Ich bekomme keinen Tag zurück

Ich empfand Mitgefühl, Solidarität und hatte das Gefühl, dir eine Chance geben zu müssen. Denn jeder hat eine zweite Chance im Leben verdient. Ich sagte dir immer wieder, dass ich niemals mit einem Junkie zusammen sein könnte. Und du sagtest immer wieder, dass du das alles hinter dir hast und clean bist und dein Leben komplett geändert hast. Du sagtest, du hättest schon einmal über zehn Jahre mit einer Frau zusammen gelebt, mit der du Kinder hast und du hast ein ganz normales Leben gelebt ohne Drogen. Das alles führte dazu, dass ich dich kennen lernen wollte. Ich wollte dir in die Augen sehen und erleben, was das mit mir macht. Entweder funkt es, denn sowas merke ich immer innerhalb von Minuten oder es passiert nichts, dann hätte ich den Kontakt abgebrochen.

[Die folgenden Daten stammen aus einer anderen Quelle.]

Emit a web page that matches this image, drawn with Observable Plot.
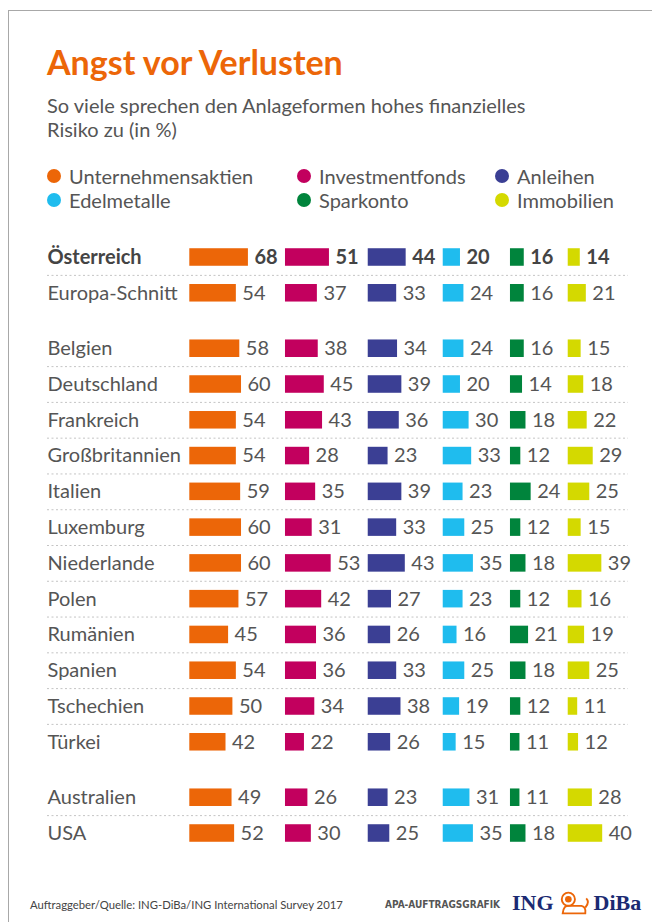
<!DOCTYPE html>
<html>
<head>
<meta charset="utf-8">
<script src="https://cdn.jsdelivr.net/npm/d3@7"></script>
<script src="https://cdn.jsdelivr.net/npm/@observablehq/plot@0.6"></script>
<style>
  html, body { margin: 0; padding: 0; background: #fff; }
  body { width: 652px; height: 922px; position: relative; overflow: hidden; font-family: Lato, "Open Sans", sans-serif; color: #555; }
  .frame { position: absolute; left: 8px; top: 10px; width: 650px; height: 920px; border-top: 1px solid #a8a8a8; border-left: 1px solid #a8a8a8; }
  .title { position: absolute; left: 47px; top: 42px; font-size: 34px; font-weight: 700; color: #ec6608; line-height: 40px; white-space: nowrap; }
  .sub { position: absolute; left: 47px; top: 93px; font-size: 20px; line-height: 24px; color: #555; white-space: nowrap; }
  .legend { position: absolute; left: 47px; top: 164px; font-size: 20px; line-height: 24px; color: #555; }
  .legend .item { position: absolute; white-space: nowrap; display: flex; align-items: center; }
  .legend .dot { width: 14px; height: 14px; border-radius: 50%; margin-right: 8px; display: inline-block; }
  #chart { position: absolute; left: 0; top: 230px; }
  .source { position: absolute; left: 30px; top: 898px; font-size: 11.3px; color: #444; white-space: nowrap; }
  .apa { position: absolute; left: 385px; top: 899px; font-size: 10px; font-weight: 700; color: #555; white-space: nowrap; font-family: "Liberation Sans Narrow", "DejaVu Sans Condensed", sans-serif; }
  .logo { position: absolute; left: 512px; top: 890px; display: flex; align-items: center; font-family: "Liberation Serif", "DejaVu Serif", serif; font-weight: 700; font-size: 22px; color: #1b2a72; white-space: nowrap; }
</style>
</head>
<body>
<div class="frame"></div>
<div class="title">Angst vor Verlusten</div>
<div class="sub">So viele sprechen den Anlageformen hohes finanzielles<br>Risiko zu (in %)</div>
<div class="legend" id="legend"></div>
<div id="chart"></div>
<div class="source">Auftraggeber/Quelle: ING-DiBa/ING International Survey 2017</div>
<div class="apa">APA-AUFTRAGSGRAFIK</div>
<div class="logo">ING<svg width="32" height="26" viewBox="0 0 34 26" style="margin:0 4px"><g fill="none" stroke="#ec6608" stroke-width="2"><circle cx="11" cy="9" r="7"/><path d="M5 24 Q6 15 12 16 L25 16 Q30 17 29 24 Z"/><path d="M29 18 Q34 12 30 8"/></g><circle cx="11" cy="9" r="3.5" fill="#ec6608"/></svg>DiBa</div>
<script>
// ---- data ----
const categories = ["Unternehmensaktien", "Investmentfonds", "Anleihen", "Edelmetalle", "Sparkonto", "Immobilien"];
const colors = ["#ec6608", "#c2005e", "#3b3f94", "#1fbcee", "#00843c", "#d4d900"];
const groups = [
  ["Österreich", "Europa-Schnitt"],
  ["Belgien", "Deutschland", "Frankreich", "Großbritannien", "Italien", "Luxemburg", "Niederlande", "Polen", "Rumänien", "Spanien", "Tschechien", "Türkei"],
  ["Australien", "USA"]
];
const unternehmensaktien = [68, 54, 58, 60, 54, 54, 59, 60, 60, 57, 45, 54, 50, 42, 49, 52];
const investmentfonds    = [51, 37, 38, 45, 43, 28, 35, 31, 53, 42, 36, 36, 34, 22, 26, 30];
const anleihen           = [44, 33, 34, 39, 36, 23, 39, 33, 43, 27, 26, 33, 38, 26, 23, 25];
const edelmetalle        = [20, 24, 24, 20, 30, 33, 23, 25, 35, 23, 16, 25, 19, 15, 31, 35];
const sparkonto          = [16, 16, 16, 14, 18, 12, 24, 12, 18, 12, 21, 18, 12, 11, 11, 18];
const immobilien         = [14, 21, 15, 18, 22, 29, 25, 15, 39, 16, 19, 25, 11, 12, 28, 40];
const series = [unternehmensaktien, investmentfonds, anleihen, edelmetalle, sparkonto, immobilien];

// ---- layout helpers ----
const groupStep = 1.55;   // row spacing between groups (in rows)
const columnGap = 43;     // gap between column blocks (in value units)

const rows = [];
let pos = 0;
groups.forEach((g, gi) => {
  if (gi > 0) pos += groupStep - 1;
  g.forEach((c, ci) => {
    rows.push({country: c, idx: pos, group: gi, last: ci === g.length - 1});
    pos += 1;
  });
});
const separators = [];
rows.forEach((r, i) => { if (!r.last) separators.push((r.idx + rows[i + 1].idx) / 2); });

const offsets = [];
let acc = 0;
series.forEach((s, k) => { offsets.push(acc); acc += d3.max(s) + columnGap; });

const cells = rows.flatMap((r, i) => categories.map((c, k) => ({
  country: r.country, idx: r.idx, cat: c, value: series[k][i], x0: offsets[k], bold: i === 0
})));

// legend
const leg = document.getElementById("legend");
const legPos = [[0, 0], [250, 0], [448, 0], [0, 24], [250, 24], [448, 24]];
categories.forEach((c, k) => {
  const it = document.createElement("div");
  it.className = "item";
  it.style.left = legPos[k][0] + "px";
  it.style.top = legPos[k][1] + "px";
  it.innerHTML = `<span class="dot" style="background:${colors[k]}"></span>${c}`;
  leg.appendChild(it);
});

const maxIdx = rows[rows.length - 1].idx;
const pxPerUnit = 0.862;
const xEnd = 500;

const chart = Plot.plot({
  width: 652,
  height: 630,
  marginLeft: 47,
  marginRight: 24,
  marginTop: 0,
  marginBottom: 0,
  style: {fontFamily: "Lato, 'Open Sans', sans-serif", background: "transparent"},
  x: {domain: [0, xEnd], range: [189.3, 189.3 + pxPerUnit * xEnd], axis: null},
  y: {domain: [0, maxIdx], range: [27, 603], axis: null},
  color: {domain: categories, range: colors},
  marks: [
    Plot.ruleY(separators, {y: d => d, stroke: "#c4c4c4", strokeDasharray: "2,2.5", strokeWidth: 1}),
    Plot.rect(cells, {x1: "x0", x2: d => d.x0 + d.value, y1: d => d.idx - 0.245, y2: d => d.idx + 0.245, fill: "cat"}),
    Plot.text(cells.filter(d => !d.bold), {x: d => d.x0 + d.value, y: "idx", text: d => String(d.value), textAnchor: "start", dx: 6, fill: "#555", fontSize: 20}),
    Plot.text(cells.filter(d => d.bold), {x: d => d.x0 + d.value, y: "idx", text: d => String(d.value), textAnchor: "start", dx: 6, fill: "#444", fontSize: 20, fontWeight: 700}),
    Plot.text(rows.filter((r, i) => i !== 0), {y: "idx", text: "country", frameAnchor: "left", textAnchor: "start", fill: "#555", fontSize: 20}),
    Plot.text(rows.filter((r, i) => i === 0), {y: "idx", text: "country", frameAnchor: "left", textAnchor: "start", fill: "#444", fontSize: 20, fontWeight: 700})
  ]
});
document.getElementById("chart").appendChild(chart);
</script>
</body>
</html>
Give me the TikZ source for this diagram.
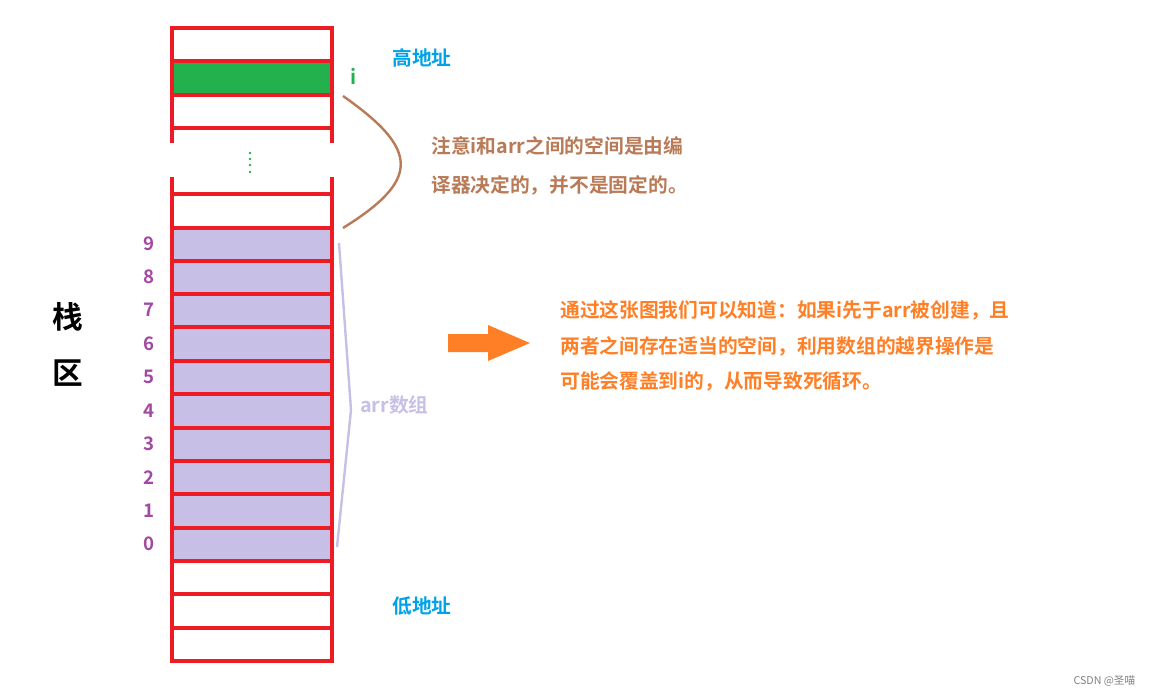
\documentclass[tikz,border=0pt]{standalone}
\usepackage{fontspec}
\setmainfont{Noto Sans CJK SC}[BoldFont={Noto Sans CJK SC Bold}]
\usetikzlibrary{positioning}
\definecolor{cellred}{RGB}{237,28,36}
\definecolor{igreen}{RGB}{34,177,76}
\definecolor{lav}{RGB}{200,191,231}
\definecolor{addrblue}{RGB}{0,162,232}
\definecolor{noteb}{RGB}{185,122,87}
\definecolor{noteo}{RGB}{255,127,39}
\definecolor{idxp}{RGB}{163,73,164}
\tikzset{
  cell/.style={draw=cellred, line width=2.4pt},
  txt/.style={font=\bfseries\fontsize{14.8}{29}\selectfont, inner sep=0pt, align=left},
  idx/.style={font=\bfseries\fontsize{14}{16}\selectfont, text=idxp, inner sep=0pt}
}
\begin{document}
\begin{tikzpicture}[x=0.75pt, y=-0.75pt]
  \useasboundingbox (0,0) rectangle (1154,696);
  % top cells
  \fill[igreen] (172,61) rectangle (332,95);
  \draw[cell] (172,143) -- (172,28) -- (332,28) -- (332,143);
  \draw[cell] (172,61) -- (332,61) (172,95) -- (332,95) (172,128) -- (332,128);
  \foreach \d in {153,159,165,172}
    \fill[igreen] (250,\d) circle (1.4);
  % array cells
  \fill[lav] (172,228) rectangle (332,561);
  \draw[cell] (172,177) -- (172,661) -- (332,661) -- (332,177);
  \foreach \y in {194,228,261,294,327,361,394,428,461,494,528,561,594,628}
    \draw[cell] (172,\y) -- (332,\y);
  \foreach \k in {0,...,9}
    \node[idx] (n\k) at (149,{544-33.4*\k}) {\k};
  % labels
  \node[text=igreen, font=\bfseries\fontsize{15}{16}\selectfont] (i) at (354,76) {i};
  \node[txt, text=addrblue] (high) at (422,58) {高地址};
  \node[txt, text=addrblue] (low) at (422,606) {低地址};
  \node[font=\bfseries\fontsize{23}{42}\selectfont, align=center] (stack) at (68,344) {栈\\区};
  % brown brace and note
  \draw[noteb, line width=1.8pt] (343,96) .. controls (420,150) and (420,180) .. (343,228);
  \node[txt, text=noteb, anchor=west] (note) at (431,166) {注意i和arr之间的空间是由编\\译器决定的，并不是固定的。};
  % lavender brace
  \draw[lav, line width=1.8pt] (339,243) -- (351,410) -- (337,547);
  \node[txt, text=lav, anchor=west] (arr) at (360,405) {arr数组};
  % arrow and conclusion
  \fill[noteo] (448,334) -- (488,334) -- (488,325) -- (530,343) -- (488,361) -- (488,352) -- (448,352) -- cycle;
  \node[txt, text=noteo, anchor=west, font=\bfseries\fontsize{14.8}{26.6}\selectfont] (concl) at (560,346)
    {通过这张图我们可以知道：如果i先于arr被创建，且\\两者之间存在适当的空间，利用数组的越界操作是\\可能会覆盖到i的，从而导致死循环。};
  \node[text=gray, font=\fontsize{8}{10}\selectfont, anchor=east] (mark) at (1140,681) {CSDN @圣喵};
\end{tikzpicture}
\end{document}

Wir trafen uns abends in einem Café und für ein paar Sekunden dachte ich darüber nach umzudrehen und zu gehen, als ich dich da am Tisch sitzen sah, in deinem Sweatshirt mit deinem Cap tief ins Gesicht gezogen. Aber dann sahst du mich an und von dem Moment an, zogst du mich in deinen Bann. Es waren deine tiefbraunen Augen, deine schöne gebräunte Haut, deine sehr tiefe Stimme, deine maskuline Ausstrahlung. Ich konnte dich nur noch ansehen und klebte an deinen Lippen. Mein Herz schien zu explodieren, wenn unsere Hände sich zufällig berührten. Wir zogen an diesem Abend durch mehrere Cafés und redeten die ganze Zeit. Überwiegend du. Aber das war ok und interessant. Wie ein Film, denn du hattest ein komplett anderes Leben als ich. Ich fühlte eine unglaubliche Anziehung. Ich kann bis heute nicht sagen, was es genau ist, aber ich kann mich nach wie vor nicht dagegen wehren.

Nach vier bis fünf Stunden und ein paar Gläsern Wein konnte ich nur noch denken: “Küss mich endlich!” Und dann, als ich schon fast daran dachte, nach Hause zu gehen, auf einmal sagtest du: “Ich würde dich jetzt gerne küssen, darf ich?” Und von dem Moment an war es um uns geschehen. Wir vergaßen alles um uns herum, die Welt schien still zu stehen, es gab nur noch uns.

Wir telefonierten von nun an täglich und schrieben uns Nachrichten und wir sahen uns ein paar Mal die Woche. Du hast so eine unglaubliche Anziehung auf mich, so etwas habe ich noch nie erlebt. Wir schaffen es beide nicht, nebeneinander zu sitzen ohne uns zu berühren. Unser Sex ist so unglaublich leidenschaftlich, liebevoll und wild zugleich. So etwas habe ich noch nie erlebt. Du sagtest, dir ginge es ähnlich. Wir warfen alle Bedenken über Bord, vergaßen alle Enttäuschungen und Verletzungen aus der Vergangenheit und ließen es einfach passieren. Wir waren spontan und ausgelassen und überglücklich.

Und dann kam der Knall. Wir waren zum Geburtstag eines Kumpels eingeladen. Du holtest mich ab. Viel zu spät und völlig breit. Du warst nicht mehr du selbst, sondern ein Monster. Schlagartig verstand ich, dass du die Drogen nicht hinter dir gelassen hattest, sondern nur ein sehr guter Schauspieler und ich ein naives Opfer. Als du wieder clean warst, redeten wir sehr lange und offen. Erstmals redetest du mit einem anderen Menschen offen über das, was du als Kind erleben musstest. Und obwohl ich auch misshandelt wurde, konnte ich nicht aufhören zu weinen. Denn deine Geschichte war so heftig, dass ich dich einfach nur noch in den Arm genommen habe und nie wieder los lassen wollte.